Donald Trump holds celebration at White House over his Senate acquittal

U.S. President Donald Trump (Photo: IANS)


US President Donald Trump on Thursday organised a “celebration” at the White House over his Senate acquittal in his impeachment trial with a vengeful speech in which he reviewed the attacks against him over the past few years.

Trump repeated his longstanding criticisms of the impeachment, calling it a “witch hunt” launched and conducted by “bad people”, “dirty cops” and “liars” whose only goal was to remove him from office and supposedly “overturn” the results of the 2016 election.

“Nancy Pelosi is a horrible person,” Trump said, referring to the Democratic speaker of the House who launched impeachment proceedings against him last December after an intelligence agency whistleblower filed a complaint against him for exerting improper pressure on Ukraine.

“(Democrats) are vicious people,” he said.

Trump also singled out Senate Majority Leader Mitch McConnell – who was sitting in the front row in the East Room of the White House, where Trump spoke and was welcomed with a standing ovation by dozens of supporters, including specially invited Republican lawmakers, who were gathered there, saying: “Mitch McConnell, I want to tell you, you did a fantastic job.”

On Wednesday, the Senate voted to acquit President Donald Trump on two articles of impeachment and marked the inevitable and historic end to a bitterly fought, divisive impeachment trial that will reverberate into the 2020 election and shape Trump’s presidential legacy.

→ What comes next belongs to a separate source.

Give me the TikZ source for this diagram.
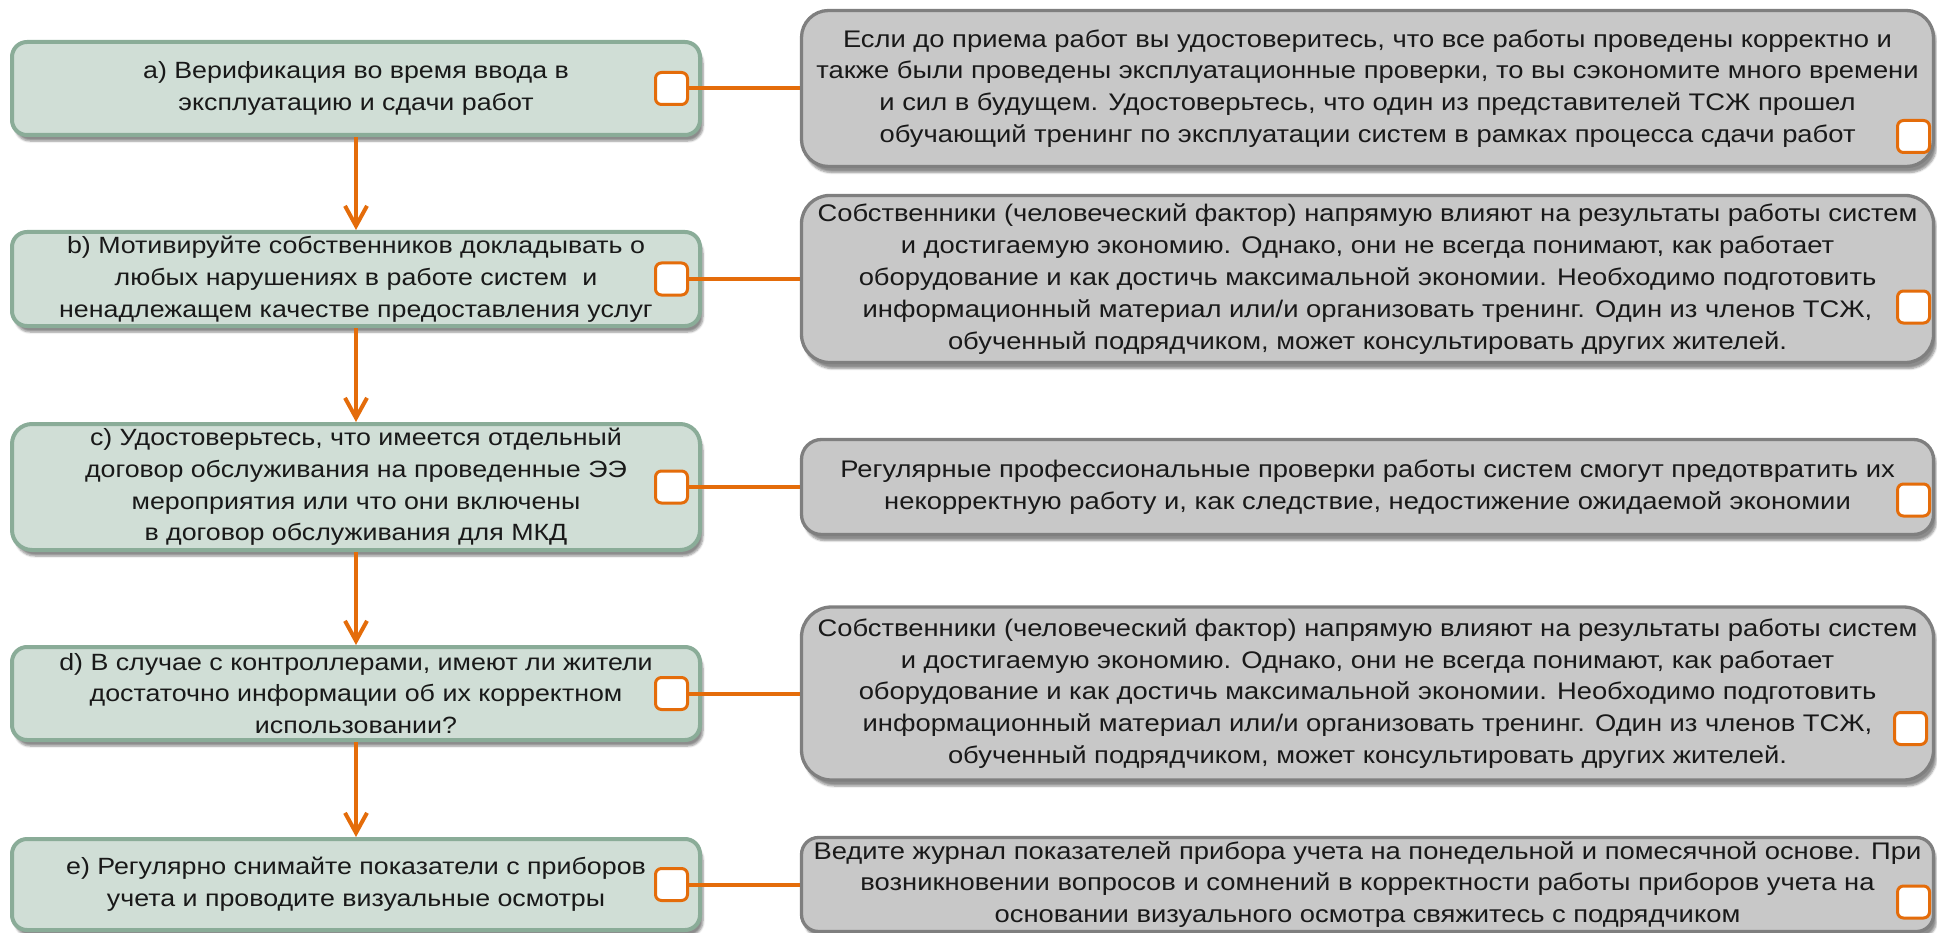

The acquittal verdict was the final act of a four-month impeachment process that inflamed the partisan tensions simmering throughout the course of the Trump administration, the friction that boiled over during the State of the Union even though Trump left impeachment out of his speech.

Earlier on Wednesday, Democratic House Speaker Nancy Pelosi denounced the Senate’s acquittal of President Donald Trump on Wednesday, saying he remains “an ongoing threat to American democracy.”

Ukraine’s former president had said that he discussed investments with President Donald Trump’s attorney, Rudy Giuliani, in 2017, but that he never discussed Ukrainian companies with any US official.

On December 18, President Trump was formally impeached in a historic vote in the House of Representatives.

Adam Schiff, who led the House investigation, said the fact that it came after Mueller’s investigation showed that Trump’s 2016 campaign had actively sought help from Russia forced Democrats to act.

Earlier on Thursday, Trump attended the National Prayer Breakfast, where he attacked his political rivals and claimed that they had inappropriately invoked “their faith as justification” for their decisions to vote to remove him from office.

It appeared that Trump was referring to Pelosi and Romney, who both have said that their faith guided them to the decision on why Trump needed to be impeached.

“I don’t like people who use their faith as justification for doing what they know is wrong,” Trump said.